The New York Stock Exchange got off to a lackluster start to the second quarter, with the Dow Jones losing 0.6% to 39567 and the Nasdaq Composite gaining 0.1% to 16397, against a backdrop of mixed signals from the US manufacturing sector.

Indeed, the ISM manufacturing index rose from 47.8 in February to 50.3 in March, just above the 50 mark separating expansion and contraction in the sector's activity, but the S&P Global PMI index eased to 51.9 for last month from 52.2.

Above all, S&P Global pointed to 'a particularly sharp rise in loaded prices for consumer goods, the strongest in 16 months, underlining a likely bumpy road to bringing inflation back below the Fed's 2% target'.

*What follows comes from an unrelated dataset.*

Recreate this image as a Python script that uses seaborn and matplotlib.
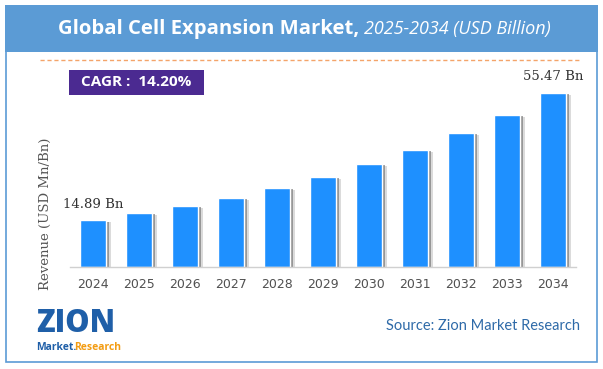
import matplotlib
matplotlib.use("Agg")
import matplotlib.pyplot as plt
import matplotlib.patheffects as pe
from matplotlib.patches import Rectangle
from matplotlib.lines import Line2D
import seaborn as sns

years = ["2024", "2025", "2026", "2027", "2028", "2029", "2030", "2031", "2032", "2033", "2034"]
revenue = [14.89, 17.2, 19.5, 22.0, 25.2, 28.7, 32.8, 37.2, 42.6, 48.4, 55.47]
first_label = "14.89 Bn"
last_label = "55.47 Bn"
cagr_text = "CAGR :  14.20%"

W, H = 603, 369

def fx(px):
    return px / W

def fy(py):
    return 1 - py / H

sns.set_style("white")
fig = plt.figure(figsize=(6.03, 3.69), dpi=100)
fig.patch.set_facecolor("white")

# frame + title band
fig.patches.append(Rectangle((fx(5.5), fy(362)), fx(591.5), (362 - 5.5) / H, transform=fig.transFigure,
                             facecolor="none", edgecolor="#5b9bd5", lw=1.2))
fig.patches.append(Rectangle((fx(5), fy(52)), fx(592.5), 47 / H, transform=fig.transFigure,
                             facecolor="#5b9bd5", edgecolor="none"))
fig.text(fx(359), fy(29), "Global Cell Expansion Market,", ha="right", va="center",
         color="white", fontsize=14.6, fontweight="bold", family="Open Sans")
fig.text(fx(364), fy(29), "2025-2034 (USD Billion)", ha="left", va="center",
         color="white", fontsize=13, style="italic", family="Open Sans")

# dashed separator
fig.lines.append(Line2D([fx(40), fx(580)], [fy(60), fy(60)], transform=fig.transFigure,
                        color="#f4a46a", lw=1, linestyle=(0, (3, 2))))

# CAGR badge
fig.patches.append(Rectangle((fx(69), fy(95)), fx(135), 25 / H, transform=fig.transFigure,
                             facecolor="#4b2a91", edgecolor="none"))
fig.text(fx(136.5), fy(82.5), cagr_text, ha="center", va="center", color="white",
         fontsize=11, fontweight="bold", family="Open Sans")

# bars
ax = fig.add_axes([fx(70), fy(267), fx(576) - fx(70), 188.6 / H])
sns.barplot(x=years, y=revenue, color="#1e90ff", saturation=1, width=0.56, ax=ax)
for p in ax.patches:
    p.set_path_effects([pe.SimplePatchShadow(offset=(4, -1.5), shadow_rgbFace="#9a9a9a", alpha=0.35),
                        pe.SimplePatchShadow(offset=(2, -1), shadow_rgbFace="#6a6a6a", alpha=0.6),
                        pe.Normal()])
ax.set_xlim(-0.5, 10.5)
ax.set_ylim(0, 60)
ax.set_yticks([])
ax.set_xlabel("")
ax.set_ylabel("")
for s in ["top", "right", "left"]:
    ax.spines[s].set_visible(False)
ax.spines["bottom"].set_color("#d0d0d0")
ax.spines["bottom"].set_linewidth(1)
ax.tick_params(axis="x", length=0, pad=8, labelsize=9, labelcolor="#505050")

ax.text(0, revenue[0] + 3, first_label, ha="center", va="bottom", fontsize=9.5,
        family="DejaVu Serif", color="#333333")
ax.text(10, revenue[-1] + 3, last_label, ha="center", va="bottom", fontsize=9.5,
        family="DejaVu Serif", color="#333333")

fig.text(fx(45), fy(214), "Revenue (USD Mn/Bn)", rotation=90, ha="center", va="center",
         fontsize=9.5, family="DejaVu Serif", color="#555555")

# source + logo
fig.text(fx(580), fy(326), "Source: Zion Market Research", ha="right", va="center",
         fontsize=10.5, family="Lato", color="#2e6aa8")
fig.text(fx(36), fy(324), "ZION", ha="left", va="center", fontsize=22, fontweight="heavy",
         family="Open Sans", color="#1f5fa8")
fig.text(fx(36), fy(347), "Market.", ha="left", va="center", fontsize=7.5, fontweight="bold",
         family="Open Sans", color="#1f5fa8")
fig.text(fx(74), fy(347), "Research", ha="left", va="center", fontsize=7.5, fontweight="bold",
         family="Open Sans", color="#f39c12")

fig.savefig("out.png", dpi=100, facecolor="white")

Other data due this week in the US include the PMI and ISM services indices, as well as the ADP private employment report on Wednesday, and above all the official Labor Department employment report on Friday.

'Signals from the labor market remain mixed, with dynamic job creation on the one hand and unemployment on a (slow) upward slope on the other', as Oddo BHF recalled last week.

In other stock news, UPS shed 0.7% despite winning a major contract making it the main supplier of air freight services to the United States Postal Service (USPS), news which hurt its rival FedEx (-3.3%) most of all.

3M plunged by 11.4% following the U.S. Justice Department's green light for the June 2023 agreement between the conglomerate and public water suppliers to settle their dispute over PFAS (per- and polyfluoroalkylated substances) pollution.